Space Debris Delays U.S. Spacewalk

Space Debris Delays U.S. Spacewalk

Two NASA astronauts were suited up and getting ready to begin a 7 hour spacewalk this morning when it was suddenly cancelled because a piece of space debris was closing in on the International Space Station. The spacewalk has been rescheduled for tomorrow, but the incident is another illustration of the growing problem of debris in low Earth orbit.

Josh Cassada and Frank Rubio were supposed to exit the ISS at 7:45 am ET and install a new ISS Roll Out Solar Array (iROSA). They installed one already on December 3, part of an effort to increase electricity production on the ISS.

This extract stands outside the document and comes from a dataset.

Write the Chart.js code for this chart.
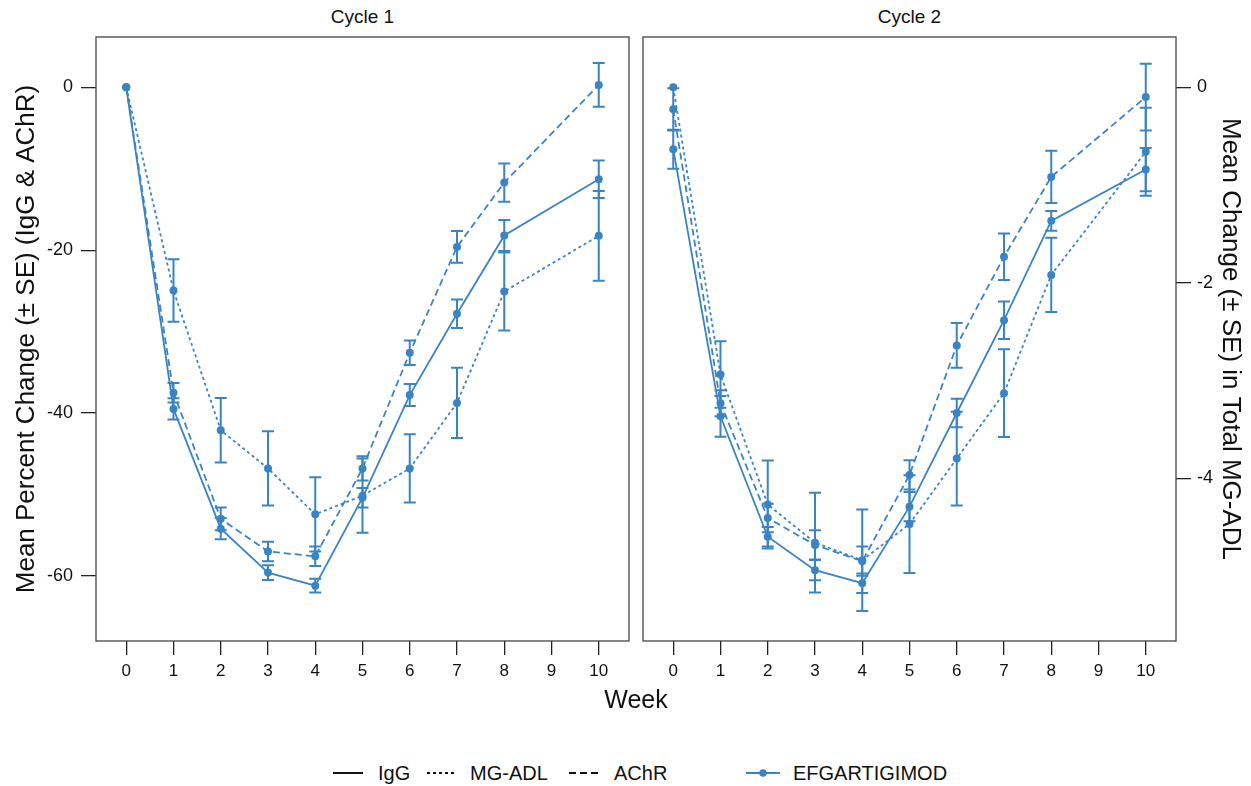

iss068e026403 (Dec. 3, 2022) — NASA astronaut and Expedition 68 Flight Engineer Josh Cassada holds a roll-out solar array as he rides the Canadarm2 robotic arm toward the Starboard-4 truss segment installation site.

But Mission Control called it off when they became aware that a piece of debris from a Russian rocket upper stage would come within a quarter of a mile of the ISS and they needed to move the ISS away to avoid a potential collision.

Engines on Russia’s Service Module (also called Zvezda) and Russian Progress cargo ships are used both to periodically reboost the ISS orbit to compensate for atmospheric drag and to make Pre-Determined Debris Avoidance Maneuvers or PDAMs like this.

Two Progress spacecraft are docked to ISS right now. In this case, thrusters on Progress MS-20 were fired at 8:42 am ET for 10 minutes 21 seconds.

NASA illustration of the International Space Station showing the location of visiting vehicles as of December 3, 2022. Progress MS-20 is labeled here as Progress 81, NASA’s designation because it is the 81st Progress to resupply the ISS, but there were dozens of Progress spacecraft that serviced earlier Soviet/Russian space stations. Progress MS-20 is docked to Russia’s Zvezda module.

Astrophysicst Jonathan McDowell of Jonathan’s Space Report identifed the debris as coming from a July 18, 2011 launch of a Zenit rocket with the Fregat upper stage, which placed Russia’s Spektr-R space telescope into orbit. McDowell emphasized that the debris is not from the Fregat upper stage itself, but a propellant tank that was jettisoned at the time and disintegrated on May 8, 2020.

NASA tweeted this is the third collision avoidance maneuver the ISS has had to make this year.

NASA rescheduled the spacewalk for tomorrow at 8:30 am ET. NASA TV coverage begins at 7:00 am ET.

Just last week, a planned Russian spacewalk was abruptly terminated when Russia’s Soyuz MS-22 spacecraft dramatically began to leak coolant just outside the airlock two cosmonauts were about to open. They remained safely inside. Roscosmos is still trying to definitively determine what happened, but among the top theories is that the coolant line was ruptured by a piece of debris or a micrometeorite.

NASA ISS Program Manager Joel Montalbano and Roscosmos’s head of human spaceflight Sergei Krikalev, one of Russia’s most experienced cosmonauts, will hold a media briefing tomorrow to discuss the Soyuz MS-22 situation. As it turns out, that briefing will take place while Cassada and Rubio are on their spacewalk.